Sometimes professional photographers want to come to take photos which earn them $50-100 per photo.   Everything is changing with IT so this could be changing also.  Not being in the city I don’t get these requests much any more as salvias are grown more widely.    However, if someone wants to use a photo commercially I would generally charge $50.

Having produced the photo then I had to have them watermarked across the middle for the website.  My old website had a copyright notice at the bottom which was very easy to cut off and still have a good photo.   The photos were often poor on my old site which was done in the mid 1990′s.   I got my first digital camera in 2000 which was about when they became available.     Unfortunately my web photos sometimes come up in a google search and it is easy to think it is okay to copy and use them.   It is not okay, they are copyright and should not be copied without me giving you permission.    Some photos are distinctive and have  been used on other people’s websites but pull them down when asked to.   Sometimes people in the northern hemisphere have a plant like African Sky they want to be selling, but haven’t had it flower well to take their own photo or perhaps it is rare to have it flower.

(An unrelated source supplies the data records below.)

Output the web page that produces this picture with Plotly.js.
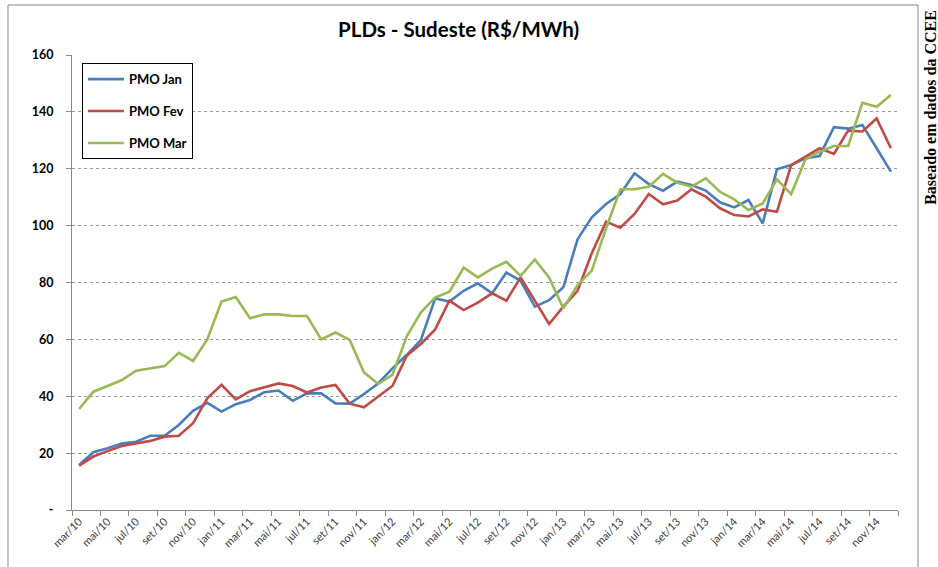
<!DOCTYPE html>
<html>
<head>
<meta charset="utf-8">
<script src="https://cdn.plot.ly/plotly-3.0.1.min.js"></script>
<style>
  html, body { margin: 0; padding: 0; background: #fff; }
  #chart { width: 938px; height: 567px; }
</style>
</head>
<body>
<div id="chart"></div>
<script>
// PLDs Sudeste - meses de mar/2010 a dez/2014
var meses = [
  'mar/10','abr/10','mai/10','jun/10','jul/10','ago/10','set/10','out/10','nov/10','dez/10',
  'jan/11','fev/11','mar/11','abr/11','mai/11','jun/11','jul/11','ago/11','set/11','out/11','nov/11','dez/11',
  'jan/12','fev/12','mar/12','abr/12','mai/12','jun/12','jul/12','ago/12','set/12','out/12','nov/12','dez/12',
  'jan/13','fev/13','mar/13','abr/13','mai/13','jun/13','jul/13','ago/13','set/13','out/13','nov/13','dez/13',
  'jan/14','fev/14','mar/14','abr/14','mai/14','jun/14','jul/14','ago/14','set/14','out/14','nov/14','dez/14'
];

var pmoJan = [
  15.8, 20.3, 21.7, 23.4, 24.0, 26.1, 26.1, 29.9, 34.9, 37.7,
  34.6, 37.2, 38.7, 41.4, 42.0, 38.4, 41.0, 41.0, 37.5, 37.4, 40.8, 44.5,
  49.8, 54.5, 59.8, 74.4, 73.3, 77.1, 79.7, 76.2, 83.5, 80.6, 71.5, 73.8,
  78.3, 95.2, 102.9, 107.6, 111.1, 118.4, 114.6, 112.3, 115.5, 114.3, 112.3, 108.2,
  106.4, 109.0, 100.8, 119.8, 121.3, 123.7, 124.5, 134.6, 134.1, 135.4, 127.2, 119.0
];

var pmoFev = [
  15.6, 18.8, 20.7, 22.5, 23.4, 24.3, 25.8, 26.1, 30.5, 39.3,
  44.0, 38.9, 41.8, 43.1, 44.5, 43.6, 41.3, 43.1, 44.0, 37.4, 36.1, 39.9,
  43.6, 54.2, 58.4, 63.5, 73.6, 70.3, 72.9, 76.2, 73.6, 81.8, 73.8, 65.4,
  71.5, 77.1, 90.3, 101.4, 99.3, 104.1, 111.1, 107.5, 108.8, 112.8, 110.2, 106.1,
  103.7, 103.2, 105.7, 104.9, 121.3, 124.3, 127.2, 125.2, 133.4, 133.1, 137.7, 127.2
];

var pmoMar = [
  35.5, 41.6, 43.6, 45.7, 49.0, 49.9, 50.6, 55.3, 52.4, 60.0,
  73.3, 74.9, 67.4, 68.8, 68.8, 68.2, 68.2, 60.0, 62.4, 59.8, 48.4, 44.3,
  47.5, 61.0, 69.5, 74.7, 76.8, 85.2, 81.8, 84.9, 87.3, 82.3, 88.1, 81.8,
  70.9, 79.1, 84.2, 99.1, 112.8, 112.8, 113.7, 118.2, 115.1, 113.7, 116.6, 111.9,
  109.2, 105.5, 107.8, 116.3, 111.1, 123.3, 126.0, 128.0, 128.0, 143.2, 141.8, 145.9
];

var yTicks = [0, 20, 40, 60, 80, 100, 120, 140, 160];
var yTickText = ['-', '20', '40', '60', '80', '100', '120', '140', '160'];

// posicoes numericas das categorias
var idx = meses.map(function (m, i) { return i; });
var labelIdx = idx.filter(function (i) { return i % 2 === 0; });
var labelTxt = labelIdx.map(function (i) { return meses[i]; });
// marcas do eixo ficam entre categorias, a cada 2 meses
var tickBounds = [];
for (var b = 0; b <= meses.length; b += 2) tickBounds.push(b - 0.5);

function serie(nome, valores, cor) {
  return {
    x: idx,
    y: valores,
    name: nome,
    type: 'scatter',
    mode: 'lines',
    legendgroup: nome,
    line: { color: cor, width: 2.6 },
    hoverinfo: 'skip'
  };
}

var data = [
  serie('PMO Jan', pmoJan, '#4A7EBB'),
  serie('PMO Fev', pmoFev, '#BE4B48'),
  serie('PMO Mar', pmoMar, '#98B954')
];

var layout = {
  width: 938,
  height: 567,
  margin: { l: 72, r: 40, t: 55, b: 57 },
  paper_bgcolor: '#fff',
  plot_bgcolor: '#fff',
  font: { family: 'Lato, "Open Sans", sans-serif', color: '#000' },
  showlegend: true,
  legend: {
    x: 0.012, y: 0.982, xanchor: 'left', yanchor: 'top',
    bordercolor: '#000', borderwidth: 1, bgcolor: '#fff',
    font: { size: 13, family: 'Lato, sans-serif', weight: 'bold', color: '#000' },
    traceorder: 'grouped',
    tracegroupgap: 12,
    itemwidth: 36
  },
  xaxis: {
    range: [-0.5, meses.length - 0.5],
    tickmode: 'array',
    tickvals: labelIdx,
    ticktext: labelTxt,
    tickangle: -45,
    ticks: '',
    tickfont: { size: 11, color: '#404040', family: 'Lato, sans-serif' },
    showgrid: false,
    zeroline: false,
    showline: true,
    linecolor: '#888',
    linewidth: 1,
    minor: {
      tickmode: 'array',
      tickvals: tickBounds,
      ticks: 'outside',
      ticklen: 5,
      tickcolor: '#888',
      showgrid: false
    }
  },
  yaxis: {
    range: [0, 160],
    tickmode: 'array',
    tickvals: yTicks,
    ticktext: yTickText,
    ticks: 'outside',
    ticklen: 5,
    tickcolor: '#888',
    ticklabelstandoff: 10,
    tickfont: { size: 12.5, weight: 'bold', color: '#000', family: 'Lato, sans-serif' },
    showgrid: true,
    gridcolor: '#999',
    griddash: '3px,3px',
    gridwidth: 1,
    zeroline: false,
    showline: true,
    linecolor: '#888',
    linewidth: 1
  },
  title: {
    text: 'PLDs - Sudeste (R$/MWh)',
    x: 0.468, xref: 'paper', xanchor: 'center',
    y: 0.947, yref: 'container', yanchor: 'middle',
    font: { size: 20.5, weight: 'bold', family: 'Lato, sans-serif', color: '#000' }
  },
  annotations: [{
    text: 'Baseado em dados da CCEE',
    xref: 'paper', yref: 'paper',
    x: 1.04, y: 0.884,
    xanchor: 'center', yanchor: 'middle',
    textangle: -90,
    showarrow: false,
    borderpad: 0,
    font: { size: 16, weight: 'bold', family: '"Liberation Serif", "DejaVu Serif", serif', color: '#000' }
  }],
  shapes: [{
    type: 'rect', xref: 'paper', yref: 'paper',
    x0: -0.0775, x1: 1.0242, y0: -0.14, y1: 1.1099,
    line: { color: '#888', width: 1 },
    layer: 'below'
  }]
};

Plotly.newPlot('chart', data, layout, { staticPlot: true });
</script>
</body>
</html>
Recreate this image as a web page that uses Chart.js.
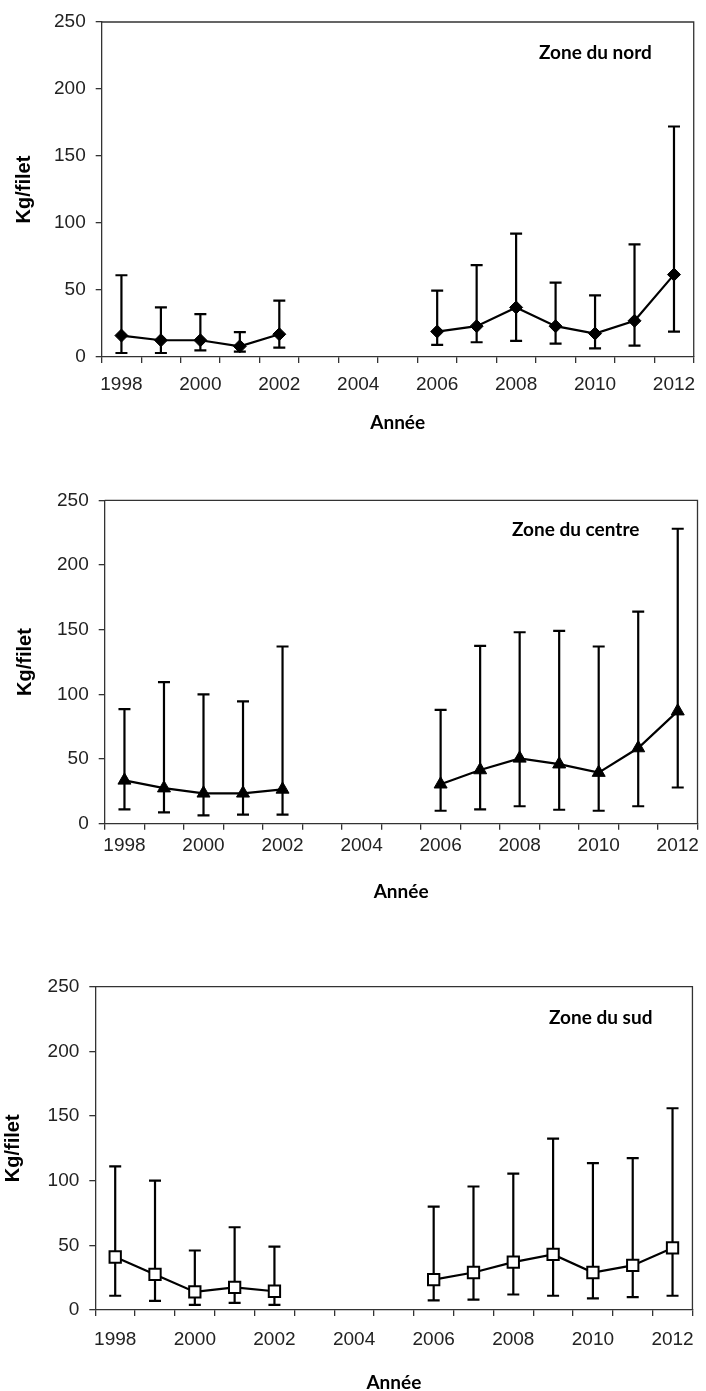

Originally I was worried about pages being slow to load if the photos had too many pixels so I reduced them all in size for this website.   This means the photo on the page is not always so sparkling and detailed as is the photo across the top (the banner).    It took a lot of time to reduce each one so that at present I don’t feel like going back and making them larger again.

If you google a salvia photo you get all sorts of results,  including ones you didn’t ask for and very frequently they are not correctly named so correctly named good photos are not so easy to come by.